На следующий день отца Умбарка казнили. С него, в соответствии с законом содрали шкуру, а голову водрузили на частокол у городских ворот. Белоснежная шкура отмытая от крови, стала собственностью городских властей, и ее надлежало обменять на очередном торжище с людьми на кошель золота, точно такой же, что был уплачен охотникам за головами. Шкурой отец оплатил собственную смерть, а за его позор сполна отплатила мать.

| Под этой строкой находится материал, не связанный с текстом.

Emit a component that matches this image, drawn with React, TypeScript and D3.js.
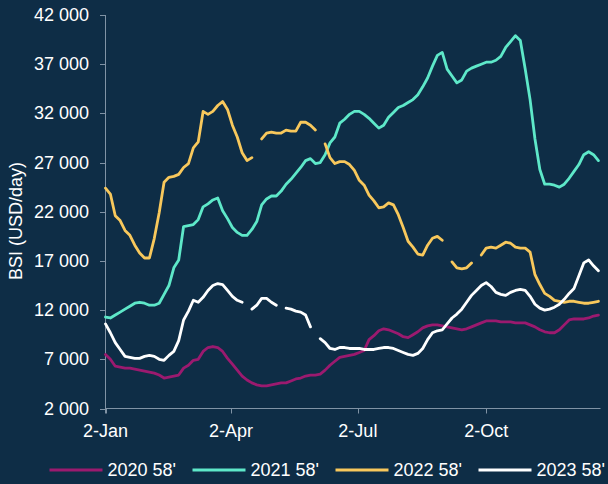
import * as d3 from "d3";

// sample every 3.5 days starting 2 Jan
const sampleDays = d3.range(0, 356, 3.5);

const seriesNames = ["2020 58'", "2021 58'", "2022 58'", "2023 58'"];
const seriesColors = ["#9b1a6f", "#5ee8c9", "#f8c85c", "#ffffff"];

const bsi2020 = [
  7500, 7000, 6300, 6200, 6100, 6100, 6000, 5900, 5800, 5700,
  5600, 5400, 5100, 5200, 5300, 5400, 6100, 6400, 6900, 7000,
  7800, 8200, 8300, 8200, 7800, 7100, 6500, 5900, 5300, 4900,
  4600, 4400, 4300, 4300, 4400, 4500, 4600, 4600, 4800, 5000,
  5100, 5300, 5400, 5400, 5500, 5900, 6400, 6800, 7200, 7300,
  7400, 7500, 7700, 7900, 9000, 9400, 9900, 10100, 10000, 9800,
  9600, 9300, 9200, 9500, 9800, 10200, 10400, 10500, 10500, 10400,
  10300, 10200, 10100, 10000, 10100, 10300, 10500, 10700, 10900, 10900,
  10900, 10800, 10800, 10800, 10700, 10700, 10700, 10500, 10300, 10000,
  9800, 9700, 9700, 10000, 10500, 11000, 11100, 11100, 11100, 11200,
  11400, 11500,
];

const bsi2021 = [
  11300, 11200, 11500, 11800, 12100, 12400, 12700, 12800, 12700, 12500,
  12500, 12700, 13600, 14500, 16300, 17100, 20500, 20600, 20700, 21200,
  22500, 22800, 23200, 23400, 22100, 21300, 20400, 19900, 19600, 19600,
  20200, 21000, 22700, 23300, 23600, 23600, 24100, 24800, 25300, 25900,
  26500, 27200, 27400, 26900, 27000, 27800, 29000, 29600, 31000, 31400,
  31900, 32200, 32200, 31900, 31500, 31000, 30500, 30800, 31600, 32100,
  32600, 32800, 33100, 33400, 33900, 34700, 35600, 36800, 37900, 38200,
  36500, 35800, 35100, 35400, 36300, 36600, 36800, 37000, 37200, 37200,
  37400, 37800, 38700, 39300, 39900, 39400, 36500, 33400, 29400, 26300,
  24800, 24800, 24700, 24500, 24800, 25400, 26100, 26800, 27800, 28100,
  27800, 27200,
];

const bsi2022 = [
  24400, 23800, 21600, 21100, 20100, 19600, 18600, 17800, 17300, 17300,
  19300, 21900, 25000, 25500, 25600, 25800, 26500, 26900, 28500, 29100,
  32200, 31900, 32200, 32800, 33200, 32400, 30800, 29600, 28000, 27200,
  27500, null, 29400, 30000, 30100, 30000, 30000, 30300, 30200, 30200,
  31100, 31100, 30800, 30300, null, 28900, 27500, 26900, 27100, 27100,
  26800, 26200, 25200, 24700, 23700, 23100, 22400, 22500, 22900, 22700,
  21700, 20400, 19000, 18400, 17700, 17600, 18600, 19300, 19500, 19100,
  null, 16900, 16300, 16200, 16300, 16800, null, 17600, 18300, 18400,
  18300, 18600, 18900, 18800, 18400, 18300, 18300, 17900, 15600, 14600,
  13700, 13400, 13000, 12900, 12800, 12900, 12900, 12800, 12700, 12700,
  12800, 12900,
];

const bsi2023 = [
  10600, 9700, 8700, 8000, 7300, 7200, 7100, 7100, 7300, 7400,
  7300, 7000, 6900, 7400, 7800, 8900, 11000, 11900, 13000, 12800,
  13300, 14000, 14500, 14700, 14600, 14000, 13400, 13000, 12800, null,
  12100, 12500, 13200, 13200, 12800, 12500, null, 12200, 12100, 11900,
  11800, 11500, 10300, null, 9100, 8700, 8100, 8000, 8200, 8200,
  8100, 8100, 8100, 8000, 8000, 8000, 8100, 8200, 8200, 8100,
  7900, 7700, 7500, 7400, 7600, 8100, 9000, 9700, 9900, 10000,
  10600, 11200, 11600, 12100, 12800, 13500, 14000, 14500, 14800, 14400,
  13800, 13600, 13500, 13800, 14000, 14100, 14000, 13400, 12600, 12200,
  12000, 12100, 12300, 12600, 13100, 13700, 14200, 15500, 16800, 17100,
  16500, 16000,
];

const seriesValues = [bsi2020, bsi2021, bsi2022, bsi2023];

const xTickDates = [
  new Date(Date.UTC(2023, 0, 2)),
  new Date(Date.UTC(2023, 3, 2)),
  new Date(Date.UTC(2023, 6, 2)),
  new Date(Date.UTC(2023, 9, 2)),
];
const xTickLabels = ["2-Jan", "2-Apr", "2-Jul", "2-Oct"];
const yTicks = [2000, 7000, 12000, 17000, 22000, 27000, 32000, 37000, 42000];
const yLabel = "BSI (USD/day)";

const W = 608;
const H = 484;
const BG = "#0e2d46";
const AXIS = "#8093a5";
const FONT = "'Liberation Sans', Arial, sans-serif";

const fmt = d3.formatLocale({ decimal: ".", thousands: " ", grouping: [3], currency: ["", ""] }).format(",");

export default function App() {
  const start = new Date(Date.UTC(2023, 0, 2));
  const x = d3
    .scaleUtc()
    .domain([start, d3.utcDay.offset(start, 355)])
    .range([105.5, 600.5]);
  const y = d3.scaleLinear().domain([2000, 42000]).range([408.5, 15]);

  const dates = sampleDays.map((d) => new Date(start.getTime() + d * 864e5));

  const line = d3
    .line<number | null>()
    .defined((v) => v != null)
    .x((_, i) => x(dates[i]))
    .y((v) => y(v as number));

  const y0 = y(2000);

  return (
    <svg
      width={W}
      height={H}
      style={{ position: "absolute", left: 0, top: 0, display: "block" }}
      fontFamily={FONT}
    >
      <rect width={W} height={H} fill={BG} />

      {/* y axis */}
      <line x1={105.5} x2={105.5} y1={y(42000)} y2={y0 + 5} stroke={AXIS} />
      {yTicks.map((t) => (
        <g key={t}>
          <line x1={100} x2={105.5} y1={Math.round(y(t)) + 0.5} y2={Math.round(y(t)) + 0.5} stroke={AXIS} />
          <text x={89} y={y(t)} textAnchor="end" dominantBaseline="central" fill="#fff" fontSize={18}>
            {fmt(t)}
          </text>
        </g>
      ))}
      <text
        transform={`translate(22,221) rotate(-90)`}
        textAnchor="middle"
        fill="#fff"
        fontSize={18}
      >
        {yLabel}
      </text>

      {/* x axis */}
      <line x1={105.5} x2={600.5} y1={y0} y2={y0} stroke={AXIS} />
      {xTickDates.map((d, i) => (
        <g key={i}>
          <line x1={Math.round(x(d)) + 0.5} x2={Math.round(x(d)) + 0.5} y1={y0} y2={y0 + 5} stroke={AXIS} />
          <text x={x(d)} y={431} textAnchor="middle" dominantBaseline="central" fill="#fff" fontSize={18}>
            {xTickLabels[i]}
          </text>
        </g>
      ))}

      {/* series */}
      {seriesValues.map((vals, i) => (
        <path
          key={seriesNames[i]}
          d={line(vals) || ""}
          fill="none"
          stroke={seriesColors[i]}
          strokeWidth={2.8}
          strokeLinejoin="round"
          strokeLinecap="round"
        />
      ))}

      {/* legend */}
      {seriesNames.map((name, i) => {
        const lx = 49.5 + 143 * i;
        return (
          <g key={name}>
            <line x1={lx} x2={lx + 53} y1={470} y2={470} stroke={seriesColors[i]} strokeWidth={3} />
            <text x={lx + 58} y={470} dominantBaseline="central" fill="#fff" fontSize={18}>
              {name}
            </text>
          </g>
        );
      })}
    </svg>
  );
}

Она слишком сильно любила мужа, чтобы смириться с его смертью. Она не собиралась сидеть сложа руки, оплакивая его. На следующий день последовавший за казнью мужа, она вышла из спальни с сухими, красными от выплаканных слез глазами, с холодной решимостью во взоре. Одного взгляда брошенного на мать было достаточно, чтобы понять, она что-то задумала. Нехорошие предчувствия сдавили сердце Умбарка. И они только усилились после того, как мать показала ему тайник, в котором отец хранил фамильные сбережения, благодаря которым и процветала семья. Умбарк хотел предостеречь мать от необдуманных поступков, но осекся на полуслове, прочтя холодную решимость в ее глазах. Мать была сильной женщиной, и отговаривать ее от задуманного было бесполезно, это Умбарк уяснил с детства. Поэтому матери он так ничего и не сказал, заранее смирившись с последствиями принятого ей решения.
Спустя неделю мать пропала. Вечером на ушла из дома, как это делала не раз в последнее время, чтобы больше никогда не вернуться обратно. Ушла ничего не сказав, поцеловав на прощание в лоб выскочившего проводить ее сына. И что-то такое было в ее взгляде, что заставило болезненно сжаться сердце Умбарка. А затем она ушла. Предчувствуя неотвратимую беду нависшую над их домом, Умбарк всю ночь не сомкнул глаз. Тревожные думы одолевали его, а глаза сами собой наполнялись слезами, которые он гнал прочь, как не подобающие мужчине. В конце концов он не выдержал и разрыдался, горько, навзрыд, как не плакал никогда в жизни. Слезы притупили угнездившуюся в сердце боль, и он, измотанный ночным бдением, заснул.